20 minutes before game time, José Berríos took a slow walk out of the dugout.

As he sauntered towards the warning track to get his warm-ups in, only the fans in the front row noticed him. By the time he reached the outfield turf, the entire stadium serenaded him with a spontaneous and surprisingly loud ovation.

So when Berríos, who's under team control through 2022, took the mound in the top of the first, the Rogers Centre crowd was understandably amped. After all, the Blue Jays dealt their second and fourth-best prospects to acquire him from the Minnesota Twins. 

With his glove still bright red, Berríos attacked a Kansas City Royals team he knows well from his days in the AL Central. The Royals have hit Berríos hard this season (eight runs in 14 innings) and got to him for four hits in the first two innings. After that? Nothing.

Berríos pitched six innings scoreless in the 5-1 Blue Jays win, allowing only five hits, one walk, three hit-by-pitches and struck out seven on 95 pitches to earn the win. 

It took nine batters, but Berríos got his first strikeout as a Blue Jays with a sweeping curveball to sit down Royals shortstop Nicky Lopez.

Berríos throws the curve more than any other pitch in his arsenal. With an average horizontal break of 14.7 inches, it's a filthy pitch. After a single and two hit-by-pitches put Berríos in a sixth-inning jam, he leaned heavily on his spinner. The 27-year-old uncorked five straight curveballs that tumbled off the plate and got three swings-and-misses from Royals No. 8 hitter Edward Olivares.

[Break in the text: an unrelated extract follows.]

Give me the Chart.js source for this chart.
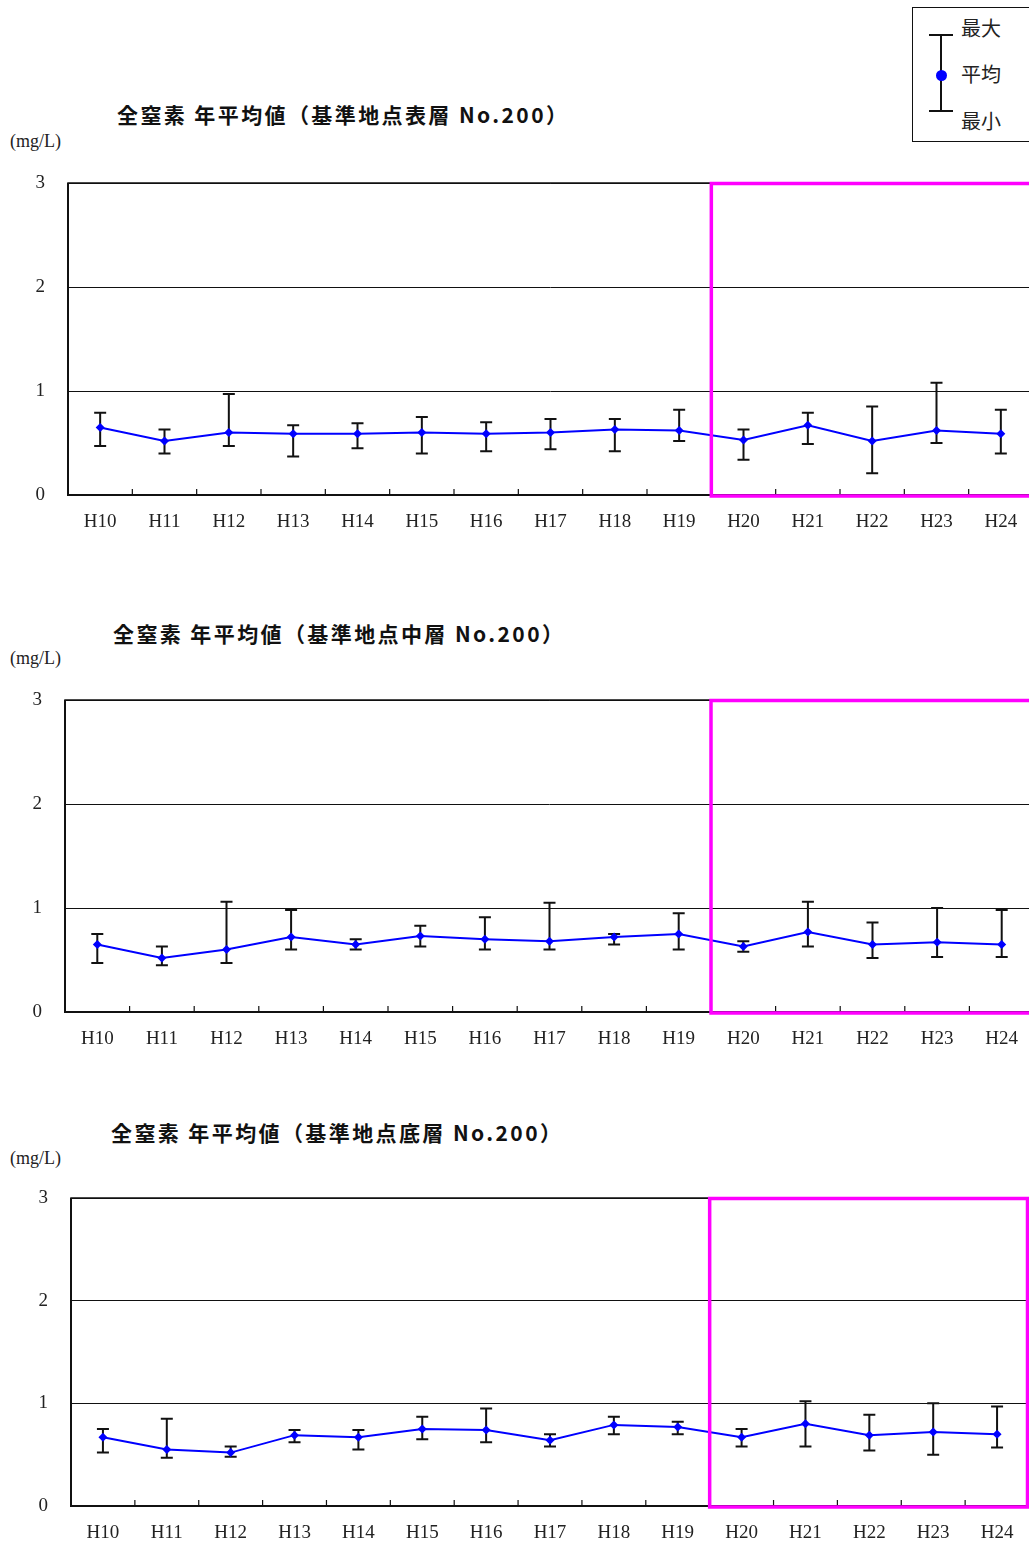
<!DOCTYPE html>
<html>
<head>
<meta charset="utf-8">
<script src="https://cdn.jsdelivr.net/npm/chart.js@4.4.0/dist/chart.umd.min.js"></script>
<style>
  html, body { margin: 0; padding: 0; width: 1029px; height: 1546px; overflow: hidden; background: #fff; }
  .title { position: absolute; font-family: "Noto Sans CJK JP", sans-serif; font-weight: 700; font-size: 21px;
           line-height: 21px; letter-spacing: 2.4px; color: #111; white-space: nowrap; }
  .unit { position: absolute; left: 10px; font-family: "Liberation Serif", serif; font-size: 18px; line-height: 18px; color: #222; }
  canvas { position: absolute; left: 0; }
  #legend { position: absolute; left: 912px; top: 7px; width: 130px; height: 133px; border: 1px solid #111; }
  #legend div { position: absolute; }
  .lg-text { left: 48px; font-family: "Noto Sans CJK JP", sans-serif; font-size: 20px; line-height: 20px; color: #222; }
</style>
</head>
<body>

<div id="legend">
  <div style="left:27px;top:26px;width:2px;height:78px;background:#111"></div>
  <div style="left:16px;top:26px;width:24px;height:2px;background:#111"></div>
  <div style="left:16px;top:102px;width:24px;height:2px;background:#111"></div>
  <div style="left:23px;top:62px;width:11px;height:11px;border-radius:50%;background:#0000ff"></div>
  <div class="lg-text" style="top:10px">最大</div>
  <div class="lg-text" style="top:56px">平均</div>
  <div class="lg-text" style="top:103px">最小</div>
</div>

<div class="title" style="left:117px;top:104px">全窒素 年平均値（基準地点表層 No.200）</div>
<div class="unit" style="top:132px">(mg/L)</div>
<canvas id="surface" width="1040" height="370" style="top:170px"></canvas>

<div class="title" style="left:113px;top:623px">全窒素 年平均値（基準地点中層 No.200）</div>
<div class="unit" style="top:649px">(mg/L)</div>
<canvas id="middle" width="1040" height="370" style="top:687px"></canvas>

<div class="title" style="left:111px;top:1122px">全窒素 年平均値（基準地点底層 No.200）</div>
<div class="unit" style="top:1149px">(mg/L)</div>
<canvas id="bottom" width="1040" height="366" style="top:1185px"></canvas>

<script>
const years = ['H10','H11','H12','H13','H14','H15','H16','H17','H18','H19','H20','H21','H22','H23','H24'];
const yTicks = [0, 1, 2, 3];

// 表層
const surfaceMean = [0.65,0.52,0.60,0.59,0.59,0.60,0.59,0.60,0.63,0.62,0.53,0.67,0.52,0.62,0.59];
const surfaceMax  = [0.79,0.63,0.97,0.67,0.69,0.75,0.70,0.73,0.73,0.82,0.63,0.79,0.85,1.08,0.82];
const surfaceMin  = [0.47,0.40,0.47,0.37,0.45,0.40,0.42,0.44,0.42,0.52,0.34,0.49,0.21,0.50,0.40];

// 中層
const middleMean = [0.65,0.52,0.60,0.72,0.65,0.73,0.70,0.68,0.72,0.75,0.63,0.77,0.65,0.67,0.65];
const middleMax  = [0.75,0.63,1.06,0.98,0.70,0.83,0.91,1.05,0.75,0.95,0.68,1.06,0.86,1.00,0.98];
const middleMin  = [0.47,0.45,0.47,0.60,0.60,0.63,0.60,0.60,0.65,0.60,0.58,0.63,0.52,0.53,0.53];

// 底層
const bottomMean = [0.67,0.55,0.52,0.69,0.67,0.75,0.74,0.64,0.79,0.77,0.67,0.80,0.69,0.72,0.70];
const bottomMax  = [0.75,0.85,0.58,0.74,0.74,0.87,0.95,0.70,0.87,0.82,0.75,1.02,0.89,1.00,0.97];
const bottomMin  = [0.52,0.47,0.48,0.62,0.55,0.65,0.62,0.58,0.70,0.70,0.58,0.58,0.54,0.50,0.57];

// first category inside the pink box (H20)
const highlightFrom = 10;

const tickFont = { family: '"Liberation Serif", serif', size: 19 };

const errorBars = {
  id: 'errorBars',
  beforeDatasetsDraw(chart, args, opts) {
    const { ctx, scales: { x, y } } = chart;
    ctx.save();
    ctx.strokeStyle = '#111';
    ctx.lineWidth = 2;
    opts.max.forEach((hi, i) => {
      const px = x.getPixelForValue(i);
      const top = y.getPixelForValue(hi);
      const bot = y.getPixelForValue(opts.min[i]);
      ctx.beginPath();
      ctx.moveTo(px, top); ctx.lineTo(px, bot);
      ctx.moveTo(px - 6, top); ctx.lineTo(px + 6, top);
      ctx.moveTo(px - 6, bot); ctx.lineTo(px + 6, bot);
      ctx.stroke();
    });
    ctx.restore();
  },
  afterDraw(chart) {
    const { ctx, chartArea: a, scales: { x } } = chart;
    ctx.save();
    // frame
    ctx.strokeStyle = '#111';
    ctx.lineWidth = 1.5;
    ctx.strokeRect(a.left, a.top, a.right - a.left, a.bottom - a.top);
    ctx.lineWidth = 2;
    ctx.beginPath();
    ctx.moveTo(a.left, a.top); ctx.lineTo(a.left, a.bottom); ctx.lineTo(a.right, a.bottom);
    ctx.stroke();
    // small ticks between categories
    ctx.lineWidth = 1.2;
    ctx.beginPath();
    for (let i = 0; i < years.length - 1; i++) {
      const px = x.getPixelForValue(i + 0.5);
      ctx.moveTo(px, a.bottom); ctx.lineTo(px, a.bottom - 6);
    }
    ctx.stroke();
    // pink box H20-H24
    const left = x.getPixelForValue(highlightFrom - 0.5);
    ctx.strokeStyle = '#ff00ff';
    ctx.lineWidth = 3.5;
    ctx.strokeRect(left, a.top + 0.5, a.right - 1.5 - left, a.bottom - a.top + 0.5);
    ctx.restore();
  }
};

function makeChart(id, mean, max, min, left, right) {
  new Chart(document.getElementById(id), {
    type: 'line',
    data: {
      labels: years,
      datasets: [{
        data: mean,
        borderColor: '#0000ff',
        backgroundColor: '#0000ff',
        borderWidth: 2,
        pointStyle: 'rectRot',
        pointRadius: 4.5,
        pointBorderWidth: 0,
        tension: 0
      }]
    },
    options: {
      responsive: false,
      animation: false,
      events: [],
      layout: { padding: { top: 13, right: 1040 - right, bottom: 0, left: 0 } },
      plugins: {
        legend: { display: false },
        tooltip: { enabled: false },
        errorBars: { max: max, min: min }
      },
      scales: {
        x: {
          offset: true,
          grid: { display: false, drawTicks: false },
          border: { display: false },
          ticks: { font: tickFont, color: '#222', padding: 16, maxRotation: 0, autoSkip: false },
          afterFit: s => { s.height = 45; s.paddingLeft = 0; s.paddingRight = 0; }
        },
        y: {
          min: 0, max: 3,
          afterBuildTicks: s => { s.ticks = yTicks.map(v => ({ value: v })); },
          grid: { color: '#111', lineWidth: 1, drawTicks: false },
          border: { display: false },
          ticks: { font: tickFont, color: '#222', padding: 23 },
          afterFit: s => { s.width = left; s.paddingTop = 0; s.paddingBottom = 0; }
        }
      }
    },
    plugins: [errorBars]
  });
}

makeChart('surface', surfaceMean, surfaceMax, surfaceMin, 68, 1033);
makeChart('middle', middleMean, middleMax, middleMin, 65, 1034);
makeChart('bottom', bottomMean, bottomMax, bottomMin, 71, 1029);
</script>
</body>
</html>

The purpose of a good starting rotation is to give your team a chance to win as frequently as possible. It won't always happen, but with Berríos on the bump every five or six days, the Blue Jays' chances get a lot better. 

What to expect from Berríos going forward

First and foremost, the Blue Jays get a serious innings-eater. Berríos has pitched 787.1 innings in his six-year big-league career and has never been placed on the injured list. During media availability on Friday, Blue Jays general manager Ross Atkins said the right-hander's sturdy track record was a factor in the team targeting him.

"I think in order to be a major-league starting pitcher, I think it starts there," Atkins said of Berríos' durability. 

"In order to get better, you need to [pitch] a lot. And to get those reps you have to be durable. [Berríos] always has been. I think there are a lot of pitchers out there that maybe don't have this track record that can be as durable moving forward, but that is certainly an attractive attribute," Atkins said. 

If Robbie Ray departs this offseason, Toronto's rotation is left with a glaring hole at the top of the rotation. Ray's 3.04 ERA and season average of nearly six innings per start would be tough to replace, but sliding Berríos into the 2022 rotation alongside Hyun Jin Ryu might ease the sting. 

At just 27 years of age, Berríos still has room to grow, too.

"I think it's really interesting," Atkins said. "As young as he is, as athletic and how hard working he is, it's easy to think about him just continuing on a positive trend.

"Whether that is in more just how he's deploying his work and how he's learning how to attack different teams and learning how to reshape certain pitches or make adjustments. He has the ability and all of the attributes to do all of those things."

That said, the Blue Jays front office didn't mortgage a good chunk of its future on a distant vision of what might be. 

"The current version and the current form was obviously exciting enough for us," Atkins said.

Blue Jays management likes Berríos for who he is right now and his acquisition represents a massive commitment to contending in the next two years. Combine that with an excellent debut to seal a series sweep at Rogers Centre, and Blue Jays fans should like Berríos too.